Andrew Thomas Blayney, the 11th Baron, inherited the peerage and estate as a fourteen-year-old in 1784 and grew up to be the kind of figure Monaghan parents still mention when telling stories. Educated in France and Germany, fluent and ambitious, he rose to Lieutenant-General in the British Army. His regiment, the 89th Foot, fought in the West Indies, South America, southern Africa, and across the Napoleonic Wars under a nickname earned the hard way: Blayney's Bloodhounds. By around 1800 he had commissioned the new Blayney Castle from Robert Woodgate, a student of the celebrated Sir John Soane. The restrained Georgian house rose in the townland of Onomy. He also remade the town itself, widening the main street and giving Castleblayney the planned, ordered look that still defines its centre.

The Hope Years

In 1853, the last Baron Blayney sold the castle and what remained of the estate to Henry Thomas Hope, an English plutocrat whose family had grown rich in Amsterdam banking. The Georgian house was renamed Hope Castle and given a Victorian makeover. Henry's grandson, Lord Francis Hope, inherited it and lived spectacularly beyond his means. To settle bankruptcy in 1896 he eventually arranged the sale of the family's most famous possession, the great blue diamond his ancestor had purchased in 1839. The Hope Diamond went to a dealer in 1901 and travelled through Cartier and Evalyn Walsh McLean before reaching the Smithsonian in 1958. Lord Francis, meanwhile, married the American stage actress May Yohe, divorced her in 1902, and eventually became the 8th Duke of Newcastle-under-Lyne. He sold his Castleblayney interest in 1928.
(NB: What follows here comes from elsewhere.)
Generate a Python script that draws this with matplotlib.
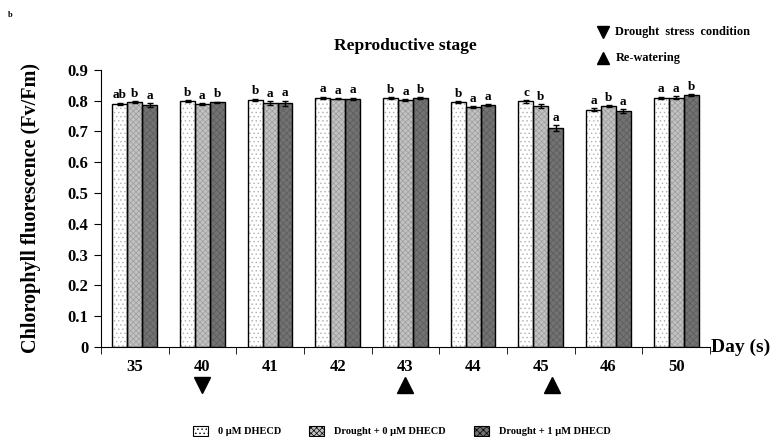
import matplotlib.pyplot as plt
import numpy as np
from matplotlib.patches import Patch

plt.rcParams['font.family'] = ['Liberation Serif', 'DejaVu Serif']
plt.rcParams['font.weight'] = 'bold'
plt.rcParams['hatch.linewidth'] = 0.5

days = ['35', '40', '41', '42', '43', '44', '45', '46', '50']
series = ['0 \u03bcM DHECD', 'Drought + 0 \u03bcM DHECD', 'Drought + 1 \u03bcM DHECD']

# Fv/Fm means per day
ctrl = [0.790, 0.798, 0.803, 0.810, 0.808, 0.795, 0.798, 0.771, 0.810]
dro0 = [0.795, 0.789, 0.792, 0.807, 0.802, 0.779, 0.783, 0.782, 0.810]
dro1 = [0.787, 0.795, 0.792, 0.806, 0.809, 0.786, 0.710, 0.767, 0.818]

err_ctrl = [0.004, 0.003, 0.004, 0.003, 0.003, 0.004, 0.005, 0.005, 0.003]
err_dro0 = [0.003, 0.003, 0.006, 0.002, 0.002, 0.003, 0.007, 0.003, 0.004]
err_dro1 = [0.006, 0.002, 0.008, 0.004, 0.002, 0.002, 0.010, 0.006, 0.004]

letters_ctrl = ['ab', 'b', 'b', 'a', 'b', 'b', 'c', 'a', 'a']
letters_dro0 = ['b', 'a', 'a', 'a', 'a', 'a', 'b', 'b', 'a']
letters_dro1 = ['a', 'b', 'a', 'a', 'b', 'a', 'a', 'a', 'b']

drought_day = '40'
rewater_days = ['43', '45']

faces = ['white', '#c2c2c2', '#727272']
hatches = ['....', 'xxxxxx', 'xxxxx']
hatch_cols = ['#b0b0b0', '#9c9c9c', '#5c5c5c']

fig = plt.figure(figsize=(7.76, 4.37), dpi=100)
ax = fig.add_axes([0.130, 0.206, 0.785, 0.634])

x = np.arange(len(days))
w = 0.22
vals = [ctrl, dro0, dro1]
errs = [err_ctrl, err_dro0, err_dro1]
lets = [letters_ctrl, letters_dro0, letters_dro1]
for i in range(3):
    pos = x + (i - 1) * w
    ax.bar(pos, vals[i], w, color=faces[i], hatch=hatches[i],
           edgecolor=hatch_cols[i], linewidth=0, zorder=2)
    ax.bar(pos, vals[i], w, color='none', edgecolor='black', linewidth=1.0, zorder=3)
    ax.errorbar(pos, vals[i], yerr=errs[i], fmt='none', ecolor='black',
                elinewidth=1, capsize=2, capthick=1, zorder=4)
    for p, v, e, t in zip(pos, vals[i], errs[i], lets[i]):
        ax.text(p, v + e + 0.004, t, ha='center', va='bottom', fontsize=9.5,
                fontweight='bold')

ax.set_xlim(-0.5, len(days) - 0.5)
ax.set_ylim(0, 0.9)
ax.set_yticks(np.arange(0, 0.91, 0.1))
ax.set_yticklabels(['0'] + ['%.1f' % v for v in np.arange(0.1, 0.91, 0.1)],
                   fontsize=12, fontweight='bold')
ax.set_xticks(x)
ax.set_xticklabels(days, fontsize=12, fontweight='bold')
ax.set_xticks(np.arange(-0.5, len(days)), minor=True)
ax.tick_params(axis='x', which='major', length=0, pad=9)
ax.tick_params(axis='x', which='minor', length=5, direction='out')
ax.tick_params(axis='y', length=5, direction='out', pad=4)
for s in ['top', 'right']:
    ax.spines[s].set_visible(False)

ax.set_ylabel('Chlorophyll fluorescence (Fv/Fm)', fontsize=14.5, fontweight='bold')
ax.yaxis.set_label_coords(-0.098, 0.5)
ax.set_title('Reproductive stage', fontsize=12.5, fontweight='bold', pad=14)
ax.text(1.002, 0.0, 'Day (s)', transform=ax.transAxes, ha='left', va='center',
        fontsize=14, fontweight='bold')

# treatment markers below the day labels
ax.plot(days.index(drought_day), -0.125, marker='v', color='black', ms=11,
        clip_on=False, zorder=5)
ax.plot(days.index(rewater_days[0]), -0.125, marker='^', color='black', ms=11,
        clip_on=False, zorder=5)
ax.plot(days.index(rewater_days[1]) + 0.17, -0.125, marker='^', color='black', ms=11,
        clip_on=False, zorder=5)

fig.text(0.010, 0.960, 'b', fontsize=6, fontweight='bold')
fig.lines.append(plt.Line2D([0.777], [0.927], marker='v', color='black', ms=9,
                            transform=fig.transFigure))
fig.text(0.793, 0.927, 'Drought  stress  condition', fontsize=8.8, fontweight='bold', va='center')
fig.lines.append(plt.Line2D([0.777], [0.867], marker='^', color='black', ms=9,
                            transform=fig.transFigure))
fig.text(0.793, 0.867, 'Re-watering', fontsize=8.8, fontweight='bold', va='center')

handles = [Patch(facecolor=faces[i], hatch=hatches[i], edgecolor='black', linewidth=0.8)
           for i in range(3)]
fig.legend(handles, series, loc='lower center', bbox_to_anchor=(0.518, -0.02), ncol=3,
           frameon=False, prop={'size': 7.5, 'weight': 'bold'}, handlelength=1.4,
           handleheight=1.1, columnspacing=2.7, handletextpad=1.0)

fig.savefig('out.png', dpi=100)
A Royal Tenant and a Burning

Between 1900 and 1904 the castle had a royal occupant: Prince Arthur, Duke of Connaught and Strathearn, son of Queen Victoria and Commander-in-Chief of British forces in Ireland. He leased Hope Castle from the Pelham-Clinton-Hope family as his country retreat away from his official residence at Kilmainham in Dublin. During the Irish War of Independence the British Army used the building as a barracks. From 1943 to 1974 Franciscan nuns ran it as a guesthouse. Monaghan County Council bought the demesne in the 1980s and demolished the Italianate Victorian extension, stripping the Woodgate interiors as they went. Then, in October 2010, arsonists burned what remained. The shell stands today above the lake, a Georgian ghost beside its still-working town.

The Wound of 1976

On 7 March 1976 a car bomb detonated outside the Three Star Inn on Main Street. One person was killed and seventeen were injured. The attack was the work of the Glenanne gang, a loyalist paramilitary group responsible for some of the worst cross-border violence of the Troubles. Castleblayney sits less than ten kilometres from the border with Northern Ireland, and that proximity made it a target in years when the line between Monaghan and Armagh felt very thin indeed. The town remembers. It also remembers happier names: Eoin O'Duffy, born just south of town; Big Tom McBride, the country music singer who became a national institution; and Eamonn Toal, who represented Ireland at Eurovision 2000.

From the Air

Castleblayney sits at 54.12 N, 6.74 W in County Monaghan, set on the western shore of Lough Muckno among the rolling drumlin hills of south Ulster. From cruising altitude the long oval of the lake is the clearest landmark, with the town hugging its western edge and the M1 motorway corridor lying to the east toward Dundalk. The nearest major airport is Dublin (EIDW), about 90 km south; Belfast International (EGAA) lies roughly 80 km to the north-east. The town is 26 km north-west of Dundalk along the N2/A1 corridor and well visible in clear weather thanks to the lake's distinctive shape.